Theorem (Cauchy Convergence Criterion): If $(a_n)$ is a sequence of real numbers, then $(a_n)$ is convergent if and only if $(a_n)$ is a Cauchy sequence. |

Note that the Cauchy Convergence Criterion will allow us to determine whether a sequence of real numbers is convergent whether or not we have a suspected limit in mind for a sequence.

**Proof:**$\Rightarrow$ Suppose that $(a_n)$ is a convergent sequence of real numbers. On the Cauchy Sequences page, we already verified that a convergent sequence of real numbers is Cauchy.

- $\Leftarrow$ Suppose that $(a_n)$ is a Cauchy sequence. We want to show that $(a_n)$ is thus convergent to some real number in $\mathbb{R}$. Now since $(a_n)$ is a Cauchy sequence it follows that $(a_n)$ is bounded. Since $(a_n)$ is bounded, it follows from The Bolzano-Weierstrass Theorem that there exists a subsequence of $(a_n)$, call it $(a_{n_k})$ that converges to some real number $A^*$.

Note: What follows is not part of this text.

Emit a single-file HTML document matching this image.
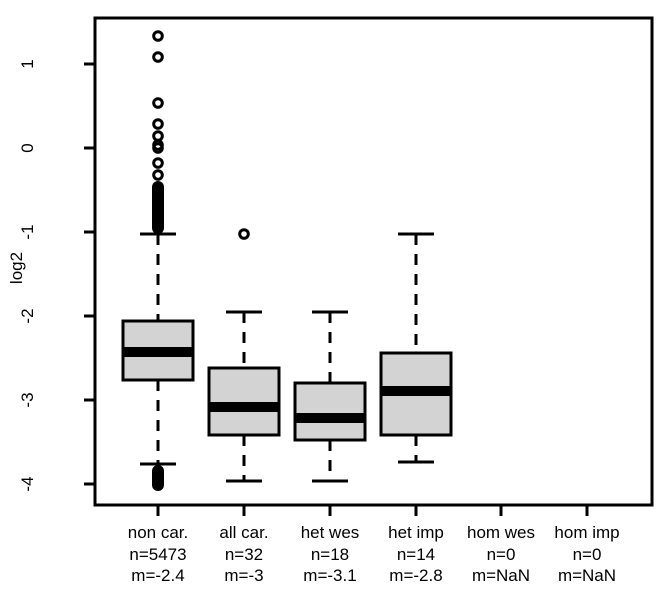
<!DOCTYPE html>
<html><head><meta charset="utf-8"><style>body{margin:0;background:#fff}</style></head><body>
<svg width="666" height="602" xmlns="http://www.w3.org/2000/svg" font-family="Liberation Sans, sans-serif">
<rect x="95" y="18" width="557" height="487" fill="none" stroke="#000" stroke-width="3"/>
<g stroke="#000" stroke-width="3">
<line x1="84" y1="64" x2="95" y2="64"/><line x1="84" y1="148" x2="95" y2="148"/>
<line x1="84" y1="232" x2="95" y2="232"/><line x1="84" y1="316" x2="95" y2="316"/>
<line x1="84" y1="400" x2="95" y2="400"/><line x1="84" y1="484" x2="95" y2="484"/>
<line x1="158" y1="505" x2="158" y2="516"/><line x1="244" y1="505" x2="244" y2="516"/>
<line x1="330" y1="505" x2="330" y2="516"/><line x1="416" y1="505" x2="416" y2="516"/>
<line x1="501" y1="505" x2="501" y2="516"/><line x1="587" y1="505" x2="587" y2="516"/>
</g>
<g font-size="17" text-anchor="middle">
<text transform="translate(33,64) rotate(-90)">1</text>
<text transform="translate(33,148) rotate(-90)">0</text>
<text transform="translate(33,232) rotate(-90)">-1</text>
<text transform="translate(33,316) rotate(-90)">-2</text>
<text transform="translate(33,400) rotate(-90)">-3</text>
<text transform="translate(33,484) rotate(-90)">-4</text>
<text transform="translate(22,268) rotate(-90)">log2</text>
</g>
<g font-size="17" text-anchor="middle">
<text x="158" y="538">non car.</text><text x="158" y="560">n=5473</text><text x="158" y="581">m=-2.4</text>
<text x="244" y="538">all car.</text><text x="244" y="560">n=32</text><text x="244" y="581">m=-3</text>
<text x="330" y="538">het wes</text><text x="330" y="560">n=18</text><text x="330" y="581">m=-3.1</text>
<text x="416" y="538">het imp</text><text x="416" y="560">n=14</text><text x="416" y="581">m=-2.8</text>
<text x="501" y="538">hom wes</text><text x="501" y="560">n=0</text><text x="501" y="581">m=NaN</text>
<text x="587" y="538">hom imp</text><text x="587" y="560">n=0</text><text x="587" y="581">m=NaN</text>
</g>
<g stroke="#000" stroke-width="3" fill="none">
<g stroke-dasharray="11,9">
<line x1="158" y1="234" x2="158" y2="321"/><line x1="158" y1="380" x2="158" y2="464"/>
<line x1="244" y1="312" x2="244" y2="368"/><line x1="244" y1="435" x2="244" y2="481"/>
<line x1="330" y1="312" x2="330" y2="383"/><line x1="330" y1="440" x2="330" y2="481"/>
<line x1="416" y1="234" x2="416" y2="353"/><line x1="416" y1="435" x2="416" y2="462"/>
</g>
<line x1="140" y1="234" x2="176" y2="234"/><line x1="140" y1="464" x2="176" y2="464"/>
<line x1="226" y1="312" x2="262" y2="312"/><line x1="226" y1="481" x2="262" y2="481"/>
<line x1="312" y1="312" x2="348" y2="312"/><line x1="312" y1="481" x2="348" y2="481"/>
<line x1="398" y1="234" x2="434" y2="234"/><line x1="398" y1="462" x2="434" y2="462"/>
</g>
<g stroke="#000" stroke-width="3" fill="#d3d3d3">
<rect x="123" y="321" width="70" height="59"/>
<rect x="209" y="368" width="70" height="67"/>
<rect x="295" y="383" width="70" height="57"/>
<rect x="381" y="353" width="70" height="82"/>
</g>
<g stroke="#000" stroke-width="10">
<line x1="123" y1="352" x2="193" y2="352"/>
<line x1="209" y1="407" x2="279" y2="407"/>
<line x1="295" y1="418" x2="365" y2="418"/>
<line x1="381" y1="391" x2="451" y2="391"/>
</g>
<g stroke="#000" stroke-width="3" fill="none">
<circle cx="158" cy="36" r="4.3"/><circle cx="158" cy="57" r="4.3"/><circle cx="158" cy="103" r="4.3"/>
<circle cx="158" cy="124" r="4.3"/><circle cx="158" cy="136" r="4.3"/><circle cx="158" cy="145" r="4.3"/>
<circle cx="158" cy="148" r="4.3"/><circle cx="158" cy="163" r="4.3"/><circle cx="158" cy="175" r="4.3"/>
<circle cx="244" cy="234" r="4.3"/>
</g>
<rect x="152" y="181" width="12" height="53" rx="6" fill="#000"/>
<rect x="152" y="465" width="12" height="26" rx="6" fill="#000"/>
</svg>
</body></html>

- Since $(a_n)$ is a Cauchy sequence, then $\forall \epsilon > 0$ there exists an $N \in \mathbb{N}$ such that if $m, n ≥ N$ then $\mid a_n - a_m \mid < \epsilon$. Choose $\epsilon_1 = \frac{\epsilon}{2} > 0$, and so there exists an $N_1 \in \mathbb{N}$ such that if $m, n ≥ N_1$ then $\mid a_n - a_m \mid < \epsilon_1 = \frac{\epsilon}{2}$.

- Now look at the subsequence $(a_{n_k})$ which converges to $A^*$. There thus exists a natural number $K ≥ N_1$ where $K$ belongs to the set of indices $\{ n_1, n_2, ... \}$ such that $\mid a_{K} - A^* \mid < \frac{\epsilon}{2}$.

- Since $K ≥ N_1$ then if we substitute $m = K$ we have that for $n ≥ N_1$:

\begin{align} \mid a_n - a_K \mid < \frac{\epsilon}{2} \end{align}

- And so for $n ≥ N_1$ we have that:

\begin{align} \quad \mid a_n - A^* \mid = \mid a_n - a_K + a_K - A^* \mid ≤ \mid a_n - a_K \mid + \mid a_K - A^* \mid < \frac{\epsilon}{2} + \frac{\epsilon}{2} = \epsilon \end{align}

- Therefore $\lim_{n \to \infty} a_n = A^*$, and so $(a_n)$ is convergent to the real number $A^*$. $\blacksquare$

We will summarize the lemma from the Cauchy Sequences page and the Cauchy Convergent Criterion as follows:

- Any sequence of real numbers $(a_n)$ that is convergent is also a Cauchy sequence.

- Any Cauchy sequence of real numbers $(a_n)$ is also a convergent sequence.